Message ID 1537205440-6656-15-git-send-email-jsimmons@infradead.org
State New
Headers show
Series
  • lustre: first batch of fixes from lustre 2.10
Related show

Commit Message

James Simmons Sept. 17, 2018, 5:30 p.m. UTC
From: Patrick Farrell <paf@cray.com>

When clearing all of the ldlm LRUs (as Cray does at the end of
a job), a ldlm_bl_work_item is generated for each namespace
and then they are placed on a list for the ldlm_bl threads to
iterate over.

If the number of namespaces greatly exceeds the number of
ldlm_bl threads, a given thread will iterate over many
namespaces without sleeping looking for work.  This can go
on for an extremely long time and result in an RCU stall.

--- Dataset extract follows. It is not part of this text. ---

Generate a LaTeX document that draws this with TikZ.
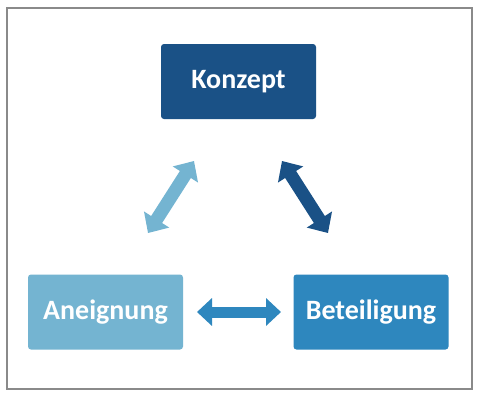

This patch adds a cond_resched() between completing one
work item and looking for the next.  This is a fairly cheap
operation, as it will only schedule if there is an
interrupt waiting, and it will not be called too much -
Even the largest file systems have < 100 namespaces per
ldlm_bl_thread currently.

Signed-off-by: Patrick Farrell <paf@cray.com>
WC-bug-id: https://jira.whamcloud.com/browse/LU-8307
Reviewed-on: https://review.whamcloud.com/20888
Reviewed-by: Ned Bass <bass6@llnl.gov>
Reviewed-by: Ann Koehler <amk@cray.com>
Reviewed-by: Ben Evans <bevans@cray.com>
Reviewed-by: James Simmons <uja.ornl@yahoo.com>
Reviewed-by: Oleg Drokin <green@whamcloud.com>
Signed-off-by: James Simmons <jsimmons@infradead.org>
---
 drivers/staging/lustre/lustre/ldlm/ldlm_lockd.c | 6 ++++++
 1 file changed, 6 insertions(+)

Patch
diff mbox series

diff --git a/drivers/staging/lustre/lustre/ldlm/ldlm_lockd.c b/drivers/staging/lustre/lustre/ldlm/ldlm_lockd.c
index adc96b6..a8de3d9 100644
--- a/drivers/staging/lustre/lustre/ldlm/ldlm_lockd.c
+++ b/drivers/staging/lustre/lustre/ldlm/ldlm_lockd.c
@@ -856,6 +856,12 @@  static int ldlm_bl_thread_main(void *arg)
 
 		if (rc == LDLM_ITER_STOP)
 			break;
+
+		/* If there are many namespaces, we will not sleep waiting for
+		 * work, and must do a cond_resched to avoid holding the CPU
+		 * for too long
+		 */
+		cond_resched();
 	}
 
 	atomic_dec(&blp->blp_num_threads);